3. Im Geschehnisraum „Humboldthain“ ist das Spielfeld der Fußballtruppe der Schwüle entsprechend klein, aber man schlägt sich tapfer und der Geschehnisraum „S-Bahn“ bis zur Station „Yorck-Straße“ ist hauptsächlich praktischer Natur. Feldstudien im Niemandsland en passant.

4. Geschehnisraum Großwetterlage 1a: Der Himmel über Berlin knäult sich zum Turbogewitter zusammen, droht grünlich und der Keller in der Monumentenstraße 24 schüttelt dem Sturm fast sein großes Werbeposter in die Arme.

5. „Geschehnisraum: Zwei-Leben“ im Environment von „Schlafen“ bietet die Krone des Lächerlichen auf, um den Naturgewalten des Alltäglichen eine Kunst entgegenzusetzen. Aus dem Synthi-Turm schnarchen die Atemzüge einer imaginären Hohlperson. Pffft. Der Finstermann tritt auf, an den Füßen behindern ihn hölzerne Haushaltsleiterchen, dafür stochert er blind wie die Seele Lears mit einem Blechstecken herum. Talkumblass gepudert, entrückt die Miene zementstaubiger Gaukler, wie ein Minetti in den „Kindern des Olymp“.

„Ruth, Ruth!“ schreit es, aber die dramatische Einlage meint bloß den biblisch normalen Unfall: Das Wasser vom Gewitter läuft durch die Decke und die monströse Schnauf -Mechanik des Synthiturm-Martyriums droht sich kurzzuschließen. Drei Damen halten den Schirm auf. Der Finstermann indessen macht weiterhin bedeutsame Bewegungsrituale, klettert gar eine Backsteinwand entlang oder tut einfach still affektiert. Das computergesteuerte Wabern schliert unverdrossen und zäh dem Umma-Gumma-Ambiente der vergeudeten Zeit nach. Den Kunsthistorikerinnen und Theaterwissenschaftstudentinnen gab das was. Sei es, daß man für die (überflüssigen) 14 DM Eintritt halt was erleben mußte, sei es daß man vor lauter Dröhnerei des Nichts selber rammdösig geworden war. Kunstkacke raus aus Bunkern und Kellern!
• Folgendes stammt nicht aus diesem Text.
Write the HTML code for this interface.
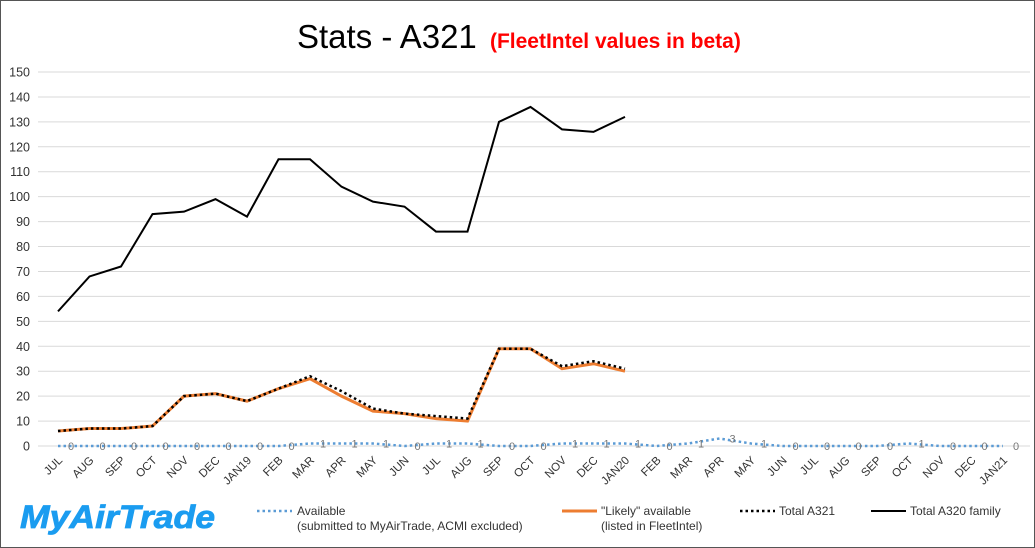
<!DOCTYPE html>
<html><head><meta charset="utf-8"><style>
body{margin:0;background:#fff;}
svg{display:block;font-family:"Liberation Sans",sans-serif;}
</style></head><body>
<svg width="1035" height="548" viewBox="0 0 1035 548" xmlns="http://www.w3.org/2000/svg">
<rect x="0.5" y="0.5" width="1034" height="547" fill="#fff" stroke="#555" stroke-width="1"/>
<text x="297" y="48" font-size="33" fill="#000">Stats - A321 <tspan font-size="21" font-weight="bold" fill="#ff0000" dx="4">(FleetIntel values in beta)</tspan></text>
<g id="grid" stroke="#d9d9d9" stroke-width="1"></g>
<g id="ylab" font-size="12.5" fill="#333" text-anchor="end"></g>
<g id="xlab" font-size="11.5" fill="#333" text-anchor="end"></g>
<g id="series"></g>
<g id="dlab" font-size="11" fill="#777"></g>
<text x="20" y="528" font-size="32" font-weight="900" font-style="italic" fill="#1a9cf0" textLength="195" lengthAdjust="spacingAndGlyphs" stroke="#1a9cf0" stroke-width="0.8">MyAirTrade</text>
<g font-size="12" fill="#333">
<line x1="257" y1="511" x2="292" y2="511" stroke="#5b9bd5" stroke-width="2.5" stroke-dasharray="2.5,3"/>
<text x="297" y="515">Available</text>
<text x="297" y="530">(submitted to MyAirTrade, ACMI excluded)</text>
<line x1="562" y1="511" x2="597" y2="511" stroke="#ed7d31" stroke-width="3"/>
<text x="601" y="515">"Likely" available</text>
<text x="601" y="530">(listed in FleetIntel)</text>
<line x1="740" y1="511" x2="775" y2="511" stroke="#000" stroke-width="2.5" stroke-dasharray="2.5,3"/>
<text x="779" y="515">Total A321</text>
<line x1="871" y1="511" x2="906" y2="511" stroke="#000" stroke-width="2"/>
<text x="910" y="515">Total A320 family</text>
</g>
</svg>
<script>
const ns="http://www.w3.org/2000/svg";
const X=i=>58+i*31.5, Y=v=>446-v*2.4933;
function el(p,t,a,txt){const e=document.createElementNS(ns,t);for(const k in a)e.setAttribute(k,a[k]);if(txt!==undefined)e.textContent=txt;document.getElementById(p).appendChild(e);return e;}
for(let v=0;v<=150;v+=10){el("grid","line",{x1:38,x2:1030,y1:Y(v),y2:Y(v)});el("ylab","text",{x:30,y:Y(v)+4.5},v);}
const cats=["JUL","AUG","SEP","OCT","NOV","DEC","JAN19","FEB","MAR","APR","MAY","JUN","JUL","AUG","SEP","OCT","NOV","DEC","JAN20","FEB","MAR","APR","MAY","JUN","JUL","AUG","SEP","OCT","NOV","DEC","JAN21"];
cats.forEach((c,i)=>el("xlab","text",{x:X(i)+5,y:461,transform:`rotate(-45 ${X(i)+5} 461)`},c));
const a320=[54,68,72,93,94,99,92,115,115,104,98,96,86,86,130,136,127,126,132];
const tot=[6,7,7,8,20,21,18,23,28,22,15,13,12,11,39,39,32,34,31];
const lik=[6,7,7,8,20,21,18,23,27,20,14,13,11,10,39,39,31,33,30];
const av=[0,0,0,0,0,0,0,0,1,1,1,0,1,1,0,0,1,1,1,0,1,3,1,0,0,0,0,1,0,0,0];
const pts=d=>d.map((v,i)=>X(i)+","+Y(v)).join(" ");
el("series","polyline",{points:pts(av),fill:"none",stroke:"#5b9bd5","stroke-width":2.5,"stroke-dasharray":"2.5,3"});
el("series","polyline",{points:pts(a320),fill:"none",stroke:"#000","stroke-width":2});
el("series","polyline",{points:pts(lik),fill:"none",stroke:"#ed7d31","stroke-width":3});
el("series","polyline",{points:pts(tot),fill:"none",stroke:"#000","stroke-width":2.5,"stroke-dasharray":"2.5,3"});
av.forEach((v,i)=>el("dlab","text",{x:X(i)+10,y:Y(v)+4},v));
</script>
</body></html>
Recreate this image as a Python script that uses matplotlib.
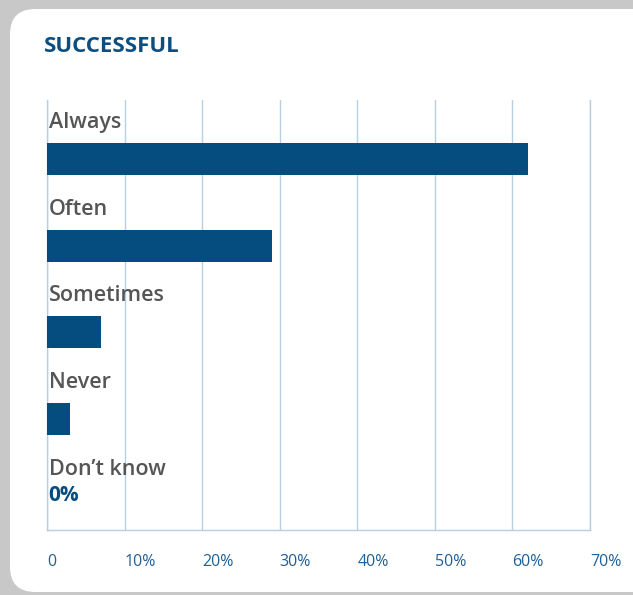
import matplotlib.pyplot as plt
from matplotlib.patches import FancyBboxPatch

plt.rcParams['font.family'] = ['Open Sans', 'DejaVu Sans']

categories = ["Always", "Often", "Sometimes", "Never", "Don\u2019t know"]
values = [62, 29, 7, 3, 0]
ticks = [0, 10, 20, 30, 40, 50, 60, 70]
tick_labels = ["0", "10%", "20%", "30%", "40%", "50%", "60%", "70%"]

bar_color = "#064d7f"
grid_color = "#b7cfe1"
label_color = "#555555"
tick_color = "#1f5f97"

fig = plt.figure(figsize=(6.33, 5.95), dpi=100)
fig.patch.set_facecolor("#c8c8c8")

# white card (behind the axes)
card = FancyBboxPatch((10/633, 3/595), 650/633, 583/595,
                      boxstyle="round,pad=0,rounding_size=0.04",
                      transform=fig.transFigure, facecolor="white",
                      edgecolor="none", mutation_aspect=633/595, zorder=-10)
fig.patches.append(card)

fig.text(44/633, 1 - 46/595, "SUCCESSFUL", fontsize=16, fontweight="bold",
         color="#0b4f82", va="center", ha="left")

ax = fig.add_axes([47/633, 1 - 530/595, 543/633, 430/595])
ax.set_facecolor("none")

ypos = list(range(len(categories)))
ax.barh(ypos, values, height=0.37, color=bar_color, zorder=3)

for i, (cat, v) in enumerate(zip(categories, values)):
    ax.text(0.2, i - 0.42, cat, fontsize=15.5, fontweight="semibold",
            color=label_color, va="center", ha="left", zorder=4)
    if v == 0:
        ax.text(0.1, i - 0.12, "0%", fontsize=15, fontweight="bold",
                color=bar_color, va="center", ha="left", zorder=4)

ax.set_xlim(0, 70)
ax.set_ylim(4.28, -0.68)
ax.set_xticks(ticks)
ax.set_xticklabels(tick_labels)
ax.set_yticks([])
ax.grid(axis="x", color=grid_color, linewidth=1, zorder=0)
ax.axvline(70, color=grid_color, linewidth=1, clip_on=False, zorder=0)
ax.tick_params(axis="x", length=0, pad=17, labelsize=11.5, labelcolor=tick_color)
for lbl in ax.get_xticklabels():
    lbl.set_horizontalalignment("left")
for s in ["top", "right"]:
    ax.spines[s].set_visible(False)
for s in ["bottom", "left"]:
    ax.spines[s].set_color(grid_color)
    ax.spines[s].set_linewidth(1)

fig.savefig("out.png", dpi=100, facecolor=fig.get_facecolor())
6. Geschehnisnebenraum: Der Mann aus Jugoslawien hängte seine teerschwarzen und blattgoldenen Fahnen im Nebenkeller auf, zündete 40 Kerzen an und machte den Sonntag zur Weihnacht exorzistischer Blasphemiker. (Ein Kopiekatalog von Milovan Markowich und Sissi Tolaas Kellerinstallationen gibt's beim Daad für 25 DM).